**WHAT THE EXERCISE ASKS**. Write out again the entries from the first line to the line that includes "const y = d3.scaleLinear().domain([1, 7]).range([465, 27]);", keeping both of those lines.

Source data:
START

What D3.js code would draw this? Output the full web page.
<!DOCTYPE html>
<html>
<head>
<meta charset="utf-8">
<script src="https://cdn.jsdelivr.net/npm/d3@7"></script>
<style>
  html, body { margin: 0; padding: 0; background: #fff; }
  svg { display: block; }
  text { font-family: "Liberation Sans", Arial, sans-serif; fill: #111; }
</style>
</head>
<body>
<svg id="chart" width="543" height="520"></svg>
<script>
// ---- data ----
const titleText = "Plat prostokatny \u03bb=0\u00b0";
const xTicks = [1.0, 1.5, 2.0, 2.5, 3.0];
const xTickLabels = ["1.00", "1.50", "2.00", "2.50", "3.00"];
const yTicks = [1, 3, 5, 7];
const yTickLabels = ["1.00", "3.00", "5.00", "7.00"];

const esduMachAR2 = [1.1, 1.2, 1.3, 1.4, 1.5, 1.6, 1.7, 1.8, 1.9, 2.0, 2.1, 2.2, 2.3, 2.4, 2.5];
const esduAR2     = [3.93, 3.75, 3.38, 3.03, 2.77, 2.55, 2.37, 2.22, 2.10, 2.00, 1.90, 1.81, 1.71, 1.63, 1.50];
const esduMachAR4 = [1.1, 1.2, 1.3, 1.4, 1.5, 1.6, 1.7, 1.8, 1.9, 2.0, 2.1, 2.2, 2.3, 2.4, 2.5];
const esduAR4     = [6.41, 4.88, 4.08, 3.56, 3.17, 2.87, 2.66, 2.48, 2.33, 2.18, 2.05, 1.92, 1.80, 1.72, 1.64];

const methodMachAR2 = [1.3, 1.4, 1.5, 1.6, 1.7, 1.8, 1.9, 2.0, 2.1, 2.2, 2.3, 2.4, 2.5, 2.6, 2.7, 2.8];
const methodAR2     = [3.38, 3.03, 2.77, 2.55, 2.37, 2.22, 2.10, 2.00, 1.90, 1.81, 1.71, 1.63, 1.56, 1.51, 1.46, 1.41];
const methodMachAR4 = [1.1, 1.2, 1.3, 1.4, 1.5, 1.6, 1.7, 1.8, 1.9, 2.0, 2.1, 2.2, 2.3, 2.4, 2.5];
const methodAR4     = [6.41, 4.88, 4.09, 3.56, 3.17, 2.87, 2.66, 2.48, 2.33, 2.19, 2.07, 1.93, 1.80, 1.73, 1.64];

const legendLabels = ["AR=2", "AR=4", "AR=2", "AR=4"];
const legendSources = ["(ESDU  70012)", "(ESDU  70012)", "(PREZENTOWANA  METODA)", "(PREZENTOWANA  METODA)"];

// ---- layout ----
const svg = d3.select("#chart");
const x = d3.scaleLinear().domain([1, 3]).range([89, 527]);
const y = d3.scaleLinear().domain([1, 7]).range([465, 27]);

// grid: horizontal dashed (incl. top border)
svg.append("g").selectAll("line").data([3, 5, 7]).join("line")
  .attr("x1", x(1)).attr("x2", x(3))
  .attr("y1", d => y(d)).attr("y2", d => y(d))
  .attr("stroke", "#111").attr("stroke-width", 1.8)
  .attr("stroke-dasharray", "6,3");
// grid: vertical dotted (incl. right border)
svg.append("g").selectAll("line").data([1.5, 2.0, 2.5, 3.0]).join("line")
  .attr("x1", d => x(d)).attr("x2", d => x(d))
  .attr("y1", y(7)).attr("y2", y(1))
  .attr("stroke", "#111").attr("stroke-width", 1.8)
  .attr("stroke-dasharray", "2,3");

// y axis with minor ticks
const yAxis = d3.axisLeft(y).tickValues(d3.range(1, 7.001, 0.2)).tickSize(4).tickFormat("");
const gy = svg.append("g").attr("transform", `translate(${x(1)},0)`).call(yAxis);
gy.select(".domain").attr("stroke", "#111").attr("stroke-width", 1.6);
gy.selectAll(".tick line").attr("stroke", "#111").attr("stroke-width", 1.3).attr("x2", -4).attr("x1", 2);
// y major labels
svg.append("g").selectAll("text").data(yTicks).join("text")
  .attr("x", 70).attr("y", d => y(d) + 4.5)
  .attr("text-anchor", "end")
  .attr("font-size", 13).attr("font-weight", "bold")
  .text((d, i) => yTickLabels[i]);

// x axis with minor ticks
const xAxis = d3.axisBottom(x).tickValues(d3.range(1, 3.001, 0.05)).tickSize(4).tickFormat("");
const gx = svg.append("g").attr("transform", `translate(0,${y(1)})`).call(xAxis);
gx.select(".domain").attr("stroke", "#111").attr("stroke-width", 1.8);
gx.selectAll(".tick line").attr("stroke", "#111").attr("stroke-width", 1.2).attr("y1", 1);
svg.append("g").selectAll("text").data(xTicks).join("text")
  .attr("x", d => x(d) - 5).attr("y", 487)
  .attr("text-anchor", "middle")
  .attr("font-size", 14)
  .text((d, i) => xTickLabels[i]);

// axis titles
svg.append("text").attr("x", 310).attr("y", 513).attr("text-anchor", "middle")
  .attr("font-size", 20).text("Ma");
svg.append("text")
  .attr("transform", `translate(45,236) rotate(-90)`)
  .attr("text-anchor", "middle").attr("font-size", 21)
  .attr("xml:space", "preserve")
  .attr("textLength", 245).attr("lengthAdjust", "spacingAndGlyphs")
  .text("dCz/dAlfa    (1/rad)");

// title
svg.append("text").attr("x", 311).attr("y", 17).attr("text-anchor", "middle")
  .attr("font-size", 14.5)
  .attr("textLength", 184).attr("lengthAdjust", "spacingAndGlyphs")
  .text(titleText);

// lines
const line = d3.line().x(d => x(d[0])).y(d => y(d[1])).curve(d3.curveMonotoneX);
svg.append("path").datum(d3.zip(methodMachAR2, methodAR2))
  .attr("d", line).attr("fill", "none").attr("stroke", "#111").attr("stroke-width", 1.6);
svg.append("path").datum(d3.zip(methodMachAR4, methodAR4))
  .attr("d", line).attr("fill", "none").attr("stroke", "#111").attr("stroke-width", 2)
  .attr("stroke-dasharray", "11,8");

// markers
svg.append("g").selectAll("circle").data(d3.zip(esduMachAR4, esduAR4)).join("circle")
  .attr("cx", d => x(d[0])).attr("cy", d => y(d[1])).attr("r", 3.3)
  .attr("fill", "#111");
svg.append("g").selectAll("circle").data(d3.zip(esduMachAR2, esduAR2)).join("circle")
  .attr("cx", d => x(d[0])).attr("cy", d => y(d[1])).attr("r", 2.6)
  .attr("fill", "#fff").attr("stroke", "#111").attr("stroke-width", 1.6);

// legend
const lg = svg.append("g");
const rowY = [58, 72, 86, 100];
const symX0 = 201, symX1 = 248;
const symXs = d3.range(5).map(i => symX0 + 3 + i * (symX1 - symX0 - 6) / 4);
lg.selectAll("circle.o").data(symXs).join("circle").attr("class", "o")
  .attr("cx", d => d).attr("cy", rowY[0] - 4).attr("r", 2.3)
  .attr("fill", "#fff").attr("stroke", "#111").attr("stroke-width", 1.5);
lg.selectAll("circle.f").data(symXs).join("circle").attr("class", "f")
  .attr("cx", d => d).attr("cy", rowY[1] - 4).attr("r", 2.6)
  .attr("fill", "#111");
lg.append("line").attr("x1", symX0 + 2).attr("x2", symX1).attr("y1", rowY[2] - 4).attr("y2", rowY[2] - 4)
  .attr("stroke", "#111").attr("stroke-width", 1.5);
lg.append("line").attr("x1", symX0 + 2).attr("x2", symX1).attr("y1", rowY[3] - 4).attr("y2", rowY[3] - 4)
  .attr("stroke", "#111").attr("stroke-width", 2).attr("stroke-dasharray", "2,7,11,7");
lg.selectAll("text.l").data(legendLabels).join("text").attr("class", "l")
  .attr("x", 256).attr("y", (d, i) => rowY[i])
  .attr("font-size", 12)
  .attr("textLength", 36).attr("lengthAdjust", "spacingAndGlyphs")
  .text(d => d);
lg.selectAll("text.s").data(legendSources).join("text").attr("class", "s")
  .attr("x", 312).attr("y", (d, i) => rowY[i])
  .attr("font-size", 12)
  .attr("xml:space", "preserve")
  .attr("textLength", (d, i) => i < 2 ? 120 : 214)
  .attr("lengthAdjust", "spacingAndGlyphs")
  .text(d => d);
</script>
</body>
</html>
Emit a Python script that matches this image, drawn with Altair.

END

**RESPONSE TO THIS TASK**.
What D3.js code would draw this? Output the full web page.
<!DOCTYPE html>
<html>
<head>
<meta charset="utf-8">
<script src="https://cdn.jsdelivr.net/npm/d3@7"></script>
<style>
  html, body { margin: 0; padding: 0; background: #fff; }
  svg { display: block; }
  text { font-family: "Liberation Sans", Arial, sans-serif; fill: #111; }
</style>
</head>
<body>
<svg id="chart" width="543" height="520"></svg>
<script>
// ---- data ----
const titleText = "Plat prostokatny \u03bb=0\u00b0";
const xTicks = [1.0, 1.5, 2.0, 2.5, 3.0];
const xTickLabels = ["1.00", "1.50", "2.00", "2.50", "3.00"];
const yTicks = [1, 3, 5, 7];
const yTickLabels = ["1.00", "3.00", "5.00", "7.00"];

const esduMachAR2 = [1.1, 1.2, 1.3, 1.4, 1.5, 1.6, 1.7, 1.8, 1.9, 2.0, 2.1, 2.2, 2.3, 2.4, 2.5];
const esduAR2     = [3.93, 3.75, 3.38, 3.03, 2.77, 2.55, 2.37, 2.22, 2.10, 2.00, 1.90, 1.81, 1.71, 1.63, 1.50];
const esduMachAR4 = [1.1, 1.2, 1.3, 1.4, 1.5, 1.6, 1.7, 1.8, 1.9, 2.0, 2.1, 2.2, 2.3, 2.4, 2.5];
const esduAR4     = [6.41, 4.88, 4.08, 3.56, 3.17, 2.87, 2.66, 2.48, 2.33, 2.18, 2.05, 1.92, 1.80, 1.72, 1.64];

const methodMachAR2 = [1.3, 1.4, 1.5, 1.6, 1.7, 1.8, 1.9, 2.0, 2.1, 2.2, 2.3, 2.4, 2.5, 2.6, 2.7, 2.8];
const methodAR2     = [3.38, 3.03, 2.77, 2.55, 2.37, 2.22, 2.10, 2.00, 1.90, 1.81, 1.71, 1.63, 1.56, 1.51, 1.46, 1.41];
const methodMachAR4 = [1.1, 1.2, 1.3, 1.4, 1.5, 1.6, 1.7, 1.8, 1.9, 2.0, 2.1, 2.2, 2.3, 2.4, 2.5];
const methodAR4     = [6.41, 4.88, 4.09, 3.56, 3.17, 2.87, 2.66, 2.48, 2.33, 2.19, 2.07, 1.93, 1.80, 1.73, 1.64];

const legendLabels = ["AR=2", "AR=4", "AR=2", "AR=4"];
const legendSources = ["(ESDU  70012)", "(ESDU  70012)", "(PREZENTOWANA  METODA)", "(PREZENTOWANA  METODA)"];

// ---- layout ----
const svg = d3.select("#chart");
const x = d3.scaleLinear().domain([1, 3]).range([89, 527]);
const y = d3.scaleLinear().domain([1, 7]).range([465, 27]);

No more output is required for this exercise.